▶ _WHAT YOU SHOULD DO_:
Locate every line that holds the string "this" and copy it.

▶ _TASK INPUTS_:
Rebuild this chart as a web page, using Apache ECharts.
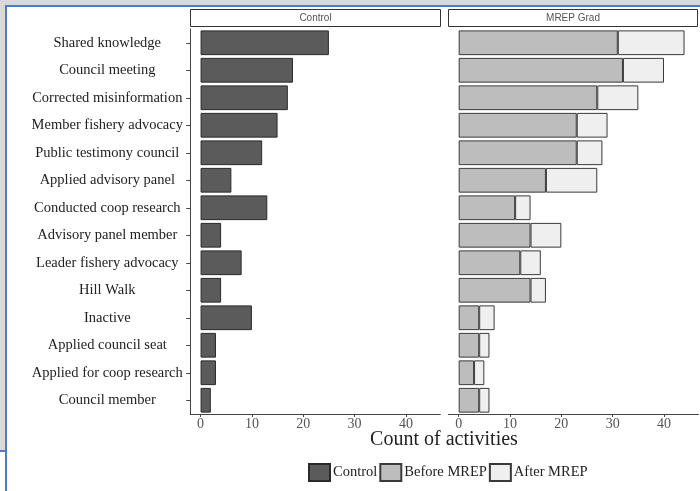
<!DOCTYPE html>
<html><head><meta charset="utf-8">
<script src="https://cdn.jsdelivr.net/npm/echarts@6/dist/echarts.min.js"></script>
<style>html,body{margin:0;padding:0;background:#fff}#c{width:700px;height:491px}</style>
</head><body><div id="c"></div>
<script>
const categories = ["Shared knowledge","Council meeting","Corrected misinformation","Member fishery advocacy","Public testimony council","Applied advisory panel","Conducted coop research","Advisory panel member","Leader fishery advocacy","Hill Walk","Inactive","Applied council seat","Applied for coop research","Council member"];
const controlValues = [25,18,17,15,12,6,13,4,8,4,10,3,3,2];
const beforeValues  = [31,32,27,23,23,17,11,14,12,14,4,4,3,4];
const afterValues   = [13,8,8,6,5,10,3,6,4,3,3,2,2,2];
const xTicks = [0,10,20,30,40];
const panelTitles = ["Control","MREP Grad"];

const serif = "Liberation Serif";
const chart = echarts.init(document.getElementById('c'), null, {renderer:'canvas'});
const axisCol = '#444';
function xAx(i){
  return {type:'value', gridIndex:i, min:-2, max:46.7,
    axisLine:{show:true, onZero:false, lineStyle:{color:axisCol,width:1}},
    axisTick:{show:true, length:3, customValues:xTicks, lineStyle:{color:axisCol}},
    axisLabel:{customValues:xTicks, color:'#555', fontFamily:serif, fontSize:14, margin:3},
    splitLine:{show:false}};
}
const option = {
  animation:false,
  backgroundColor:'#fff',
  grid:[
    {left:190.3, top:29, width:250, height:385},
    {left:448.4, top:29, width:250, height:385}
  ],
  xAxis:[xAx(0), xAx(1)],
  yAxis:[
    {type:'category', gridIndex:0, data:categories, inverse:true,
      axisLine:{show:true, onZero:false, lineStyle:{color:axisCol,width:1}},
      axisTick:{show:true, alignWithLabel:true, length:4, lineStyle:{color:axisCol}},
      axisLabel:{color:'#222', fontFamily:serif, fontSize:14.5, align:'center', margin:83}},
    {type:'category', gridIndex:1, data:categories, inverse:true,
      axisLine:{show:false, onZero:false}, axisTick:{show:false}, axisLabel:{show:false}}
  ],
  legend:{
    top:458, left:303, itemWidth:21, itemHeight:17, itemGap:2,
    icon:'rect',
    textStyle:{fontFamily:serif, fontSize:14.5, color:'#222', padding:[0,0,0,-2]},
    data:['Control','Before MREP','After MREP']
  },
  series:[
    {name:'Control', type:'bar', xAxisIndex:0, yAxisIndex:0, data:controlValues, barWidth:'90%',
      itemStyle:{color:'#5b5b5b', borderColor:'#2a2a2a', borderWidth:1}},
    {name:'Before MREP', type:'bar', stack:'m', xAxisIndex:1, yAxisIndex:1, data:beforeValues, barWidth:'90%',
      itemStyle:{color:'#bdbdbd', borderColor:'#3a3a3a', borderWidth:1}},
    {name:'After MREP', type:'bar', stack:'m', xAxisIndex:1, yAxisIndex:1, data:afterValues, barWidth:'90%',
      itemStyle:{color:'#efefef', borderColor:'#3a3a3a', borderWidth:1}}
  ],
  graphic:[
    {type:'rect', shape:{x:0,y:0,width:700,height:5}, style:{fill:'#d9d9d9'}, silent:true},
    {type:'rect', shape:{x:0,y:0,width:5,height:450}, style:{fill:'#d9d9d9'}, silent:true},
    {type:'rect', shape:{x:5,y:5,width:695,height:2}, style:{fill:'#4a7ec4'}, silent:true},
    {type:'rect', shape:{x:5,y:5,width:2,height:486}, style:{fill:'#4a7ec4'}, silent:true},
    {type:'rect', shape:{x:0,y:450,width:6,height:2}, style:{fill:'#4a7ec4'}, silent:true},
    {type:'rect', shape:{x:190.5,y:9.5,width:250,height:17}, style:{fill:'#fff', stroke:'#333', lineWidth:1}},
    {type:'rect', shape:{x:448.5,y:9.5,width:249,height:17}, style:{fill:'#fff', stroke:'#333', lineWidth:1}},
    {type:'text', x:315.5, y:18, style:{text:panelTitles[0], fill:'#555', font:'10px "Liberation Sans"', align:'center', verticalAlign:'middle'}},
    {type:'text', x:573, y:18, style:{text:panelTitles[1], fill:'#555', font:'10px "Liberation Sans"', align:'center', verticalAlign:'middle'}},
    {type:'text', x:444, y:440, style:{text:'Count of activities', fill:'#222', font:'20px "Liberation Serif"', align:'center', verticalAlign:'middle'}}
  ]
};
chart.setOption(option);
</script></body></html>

* * *

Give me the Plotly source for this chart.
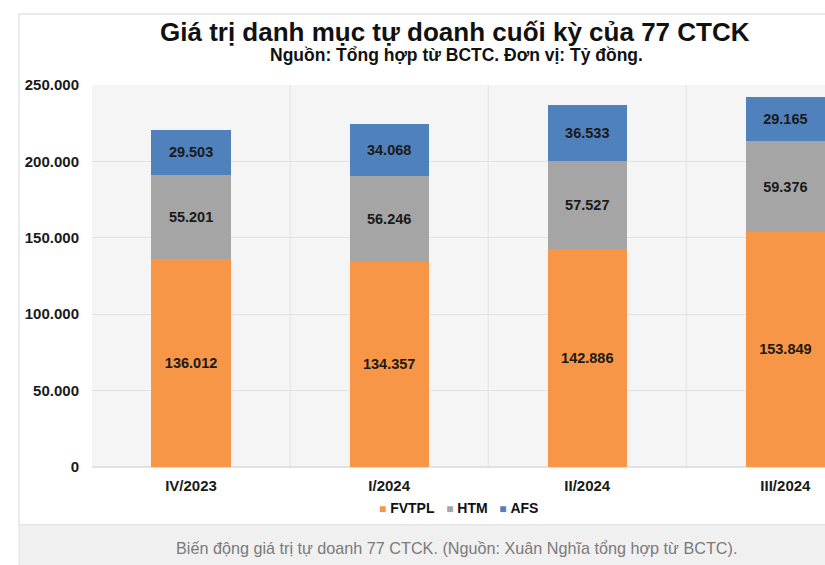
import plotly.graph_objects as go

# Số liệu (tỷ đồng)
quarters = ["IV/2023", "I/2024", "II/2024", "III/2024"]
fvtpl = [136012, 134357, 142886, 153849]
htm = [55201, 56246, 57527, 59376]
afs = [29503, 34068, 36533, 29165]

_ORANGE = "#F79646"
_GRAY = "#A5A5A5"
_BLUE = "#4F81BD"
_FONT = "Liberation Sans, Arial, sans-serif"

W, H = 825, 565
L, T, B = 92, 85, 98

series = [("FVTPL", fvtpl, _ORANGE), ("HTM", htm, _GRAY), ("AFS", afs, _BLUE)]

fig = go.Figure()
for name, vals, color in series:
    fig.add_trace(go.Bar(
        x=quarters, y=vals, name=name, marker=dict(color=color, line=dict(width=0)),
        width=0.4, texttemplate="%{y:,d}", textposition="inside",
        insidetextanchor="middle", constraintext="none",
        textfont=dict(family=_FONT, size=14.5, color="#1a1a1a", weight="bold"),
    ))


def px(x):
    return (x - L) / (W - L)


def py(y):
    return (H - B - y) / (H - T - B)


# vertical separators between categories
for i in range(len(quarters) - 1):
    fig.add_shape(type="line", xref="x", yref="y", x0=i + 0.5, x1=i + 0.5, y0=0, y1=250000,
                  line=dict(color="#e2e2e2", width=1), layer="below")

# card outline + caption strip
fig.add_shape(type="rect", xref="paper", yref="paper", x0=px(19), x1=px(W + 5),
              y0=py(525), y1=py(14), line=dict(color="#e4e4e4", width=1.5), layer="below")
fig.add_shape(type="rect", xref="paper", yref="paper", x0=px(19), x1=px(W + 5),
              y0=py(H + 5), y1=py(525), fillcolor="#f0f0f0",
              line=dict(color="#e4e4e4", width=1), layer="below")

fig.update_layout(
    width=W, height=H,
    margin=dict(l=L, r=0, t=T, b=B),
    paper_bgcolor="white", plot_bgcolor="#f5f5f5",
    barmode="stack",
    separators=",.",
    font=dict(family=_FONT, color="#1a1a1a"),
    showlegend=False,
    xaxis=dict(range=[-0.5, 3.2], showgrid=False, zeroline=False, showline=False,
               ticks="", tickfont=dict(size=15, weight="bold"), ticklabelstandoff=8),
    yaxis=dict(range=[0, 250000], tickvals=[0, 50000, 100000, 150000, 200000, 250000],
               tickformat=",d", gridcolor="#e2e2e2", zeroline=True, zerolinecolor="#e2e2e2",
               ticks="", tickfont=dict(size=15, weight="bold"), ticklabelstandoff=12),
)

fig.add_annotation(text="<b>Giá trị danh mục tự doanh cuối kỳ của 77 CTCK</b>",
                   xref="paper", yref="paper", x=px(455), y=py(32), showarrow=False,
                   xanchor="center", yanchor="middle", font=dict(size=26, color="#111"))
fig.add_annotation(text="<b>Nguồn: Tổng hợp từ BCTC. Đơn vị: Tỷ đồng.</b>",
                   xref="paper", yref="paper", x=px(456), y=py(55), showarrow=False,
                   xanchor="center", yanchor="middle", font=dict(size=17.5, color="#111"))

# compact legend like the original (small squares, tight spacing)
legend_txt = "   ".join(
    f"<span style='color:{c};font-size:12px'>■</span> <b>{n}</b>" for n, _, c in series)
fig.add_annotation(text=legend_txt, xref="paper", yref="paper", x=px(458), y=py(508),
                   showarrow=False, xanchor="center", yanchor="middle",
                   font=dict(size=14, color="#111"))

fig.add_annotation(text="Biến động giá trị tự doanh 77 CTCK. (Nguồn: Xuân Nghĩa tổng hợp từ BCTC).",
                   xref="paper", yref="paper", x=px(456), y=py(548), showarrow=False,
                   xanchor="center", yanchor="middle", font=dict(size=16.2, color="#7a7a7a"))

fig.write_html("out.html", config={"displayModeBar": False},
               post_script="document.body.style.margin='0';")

▶ _WRITTEN RESPONSE_:
Rebuild this chart as a web page, using Apache ECharts.
Give me the Plotly source for this chart.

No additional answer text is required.